Raking is also very bad. I just had to get that out. It is simply a horrible activity. When does it end? Never. There is no clear moment, no defining point in time when you feel like you finished. With every pull of the rake, as much dead grass comes up as the pass before. It keeps coming up, again and again. I don’t know where it comes from, and I don’t care to learn.
Perhaps my frustration with gardening started with our first back yard in Hamilton. One summer it was infested with what is called Creeping Charlie. This particular weed hugs the ground as it spreads, avoiding the blades of the mower. I watched over that summer as it creeped from one side of my back yard to the other. I had enough one day so I bought some liquid weed killer and I sprayed it all over the lawn. It didn’t work. I think it actually fed the weeds. Then I tried some “weed ‘n feed” dry fertilizer to strengthen the grass as to choke out the weeds. Passive resistance! I had a used rolling spreader, but whenever I would turn a corner, it would dump a little pile of fertilizer. The following week I had burned patches all over my lawn. The only places that still looked healthy was (you guessed it), the Creeping Charlie. We sold the house and left town.
I don’t like gardening.
Considering He cursed the fig tree, I suspect Jesus didn’t like gardening either. Regardless, He often used plant analogies when He taught. One of His favourites was comparing God’s kingdom and God’s word to a seed. This is an interesting choice. Today, this would not be an effective marketing strategy, comparing your newly branded kingdom with something so small and insignificant. The stock market reports would not respond well to that campaign. Seeds are not much to look at; quite uninspiring. If you were to find a seed in your hand, you are likely to throw it away.
Yet, a seed has the potential for great life. Everything needed to create a huge oak tree is all right in there. The award winning giant rutabaga this past year started out as a seed. All seeds are like that. But the seed cannot do much if it’s stuck inside the little package. To produce life it requires the right circumstances, surrounded by a particular environment.
Soil also contains great potential. Within good soil, there are minerals, nutrients and properties that feed life and give the seed a platform to succeed. The seed and the soil are made for each other. If you keep the two separate, both of them remain useless. If you bring the two together, something amazing can happen. In the same way, God’s word was given for the purpose of being planted in the human heart.
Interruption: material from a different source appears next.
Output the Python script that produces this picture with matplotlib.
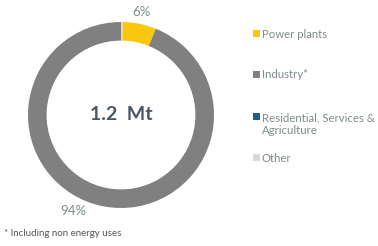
import matplotlib.pyplot as plt
from matplotlib.patches import Rectangle

# shares of the 1.2 Mt total (clockwise from top)
sectors = ["Other", "Power plants", "Industry*", "Residential, Services &\nAgriculture"]
shares = [0.3, 5.8, 93.9, 0.0]
colors = ["#d9d9d9", "#f9c80e", "#808080", "#1f5f8e"]

legend_order = ["Power plants", "Industry*", "Residential, Services &\nAgriculture", "Other"]
total_label = "1.2  Mt"
footnote = "* Including non energy uses"

plt.rcParams['font.family'] = ['Lato', 'DejaVu Sans']

W, H = 378, 246
fig = plt.figure(figsize=(W / 100, H / 100), dpi=100)
fig.patch.set_facecolor("white")

cx, cy, r = 121, 115, 93
ax = fig.add_axes([(cx - r) / W, (H - cy - r) / H, 2 * r / W, 2 * r / H])
ax.pie(shares, colors=colors, startangle=90, counterclock=False,
       radius=1.0, wedgeprops=dict(width=0.2, edgecolor="none"))
ax.set_xlim(-1, 1)
ax.set_ylim(-1, 1)
ax.set_aspect("equal")
ax.axis("off")

ax.text(0, 0, total_label, ha="center", va="center", fontsize=14,
        fontweight="bold", color="#4b5661")

lab_col = "#7f8c8d"
fig.text(141 / W, 1 - 12 / H, "6%", ha="center", va="center", fontsize=9.5, color=lab_col)
fig.text(73 / W, 1 - 211 / H, "94%", ha="center", va="center", fontsize=9.5, color=lab_col)
fig.text(4 / W, 1 - 234 / H, footnote, ha="left", va="center", fontsize=7, color="#555555")

# legend
ys = [34, 75, 124, 158]
for name, y in zip(legend_order, ys):
    c = colors[sectors.index(name)]
    first_y = y if "\n" not in name else y - 7
    fig.patches.append(Rectangle((253 / W, 1 - (first_y + 3) / H), 7 / W, 7 / H,
                                 transform=fig.transFigure, facecolor=c, edgecolor="none"))
    fig.text(262 / W, 1 - y / H, name, ha="left", va="center", fontsize=8.2,
             color=lab_col, linespacing=1.15)

fig.savefig("out.png", dpi=100, facecolor="white")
“The seed that fell on good soil represents those who truly hear and understand God’s word and produce a harvest of thirty, sixty, or even a hundred times as much as had been planted!” – Matthew 13:23
The seed of the Word and the human heart were made for each other. However, the conditions determine the potential for life. In his parable, Jesus warned that worries, stress, thievery and shallow decisions can impede or kill off new life. These precious seeds require the right circumstances, surrounded by a particular environment to produce life. It begs the question, what is the condition of our hearts today?
It is an answer worth looking into. The explosive return for this kind of investment would cause even Wall Street to take notice.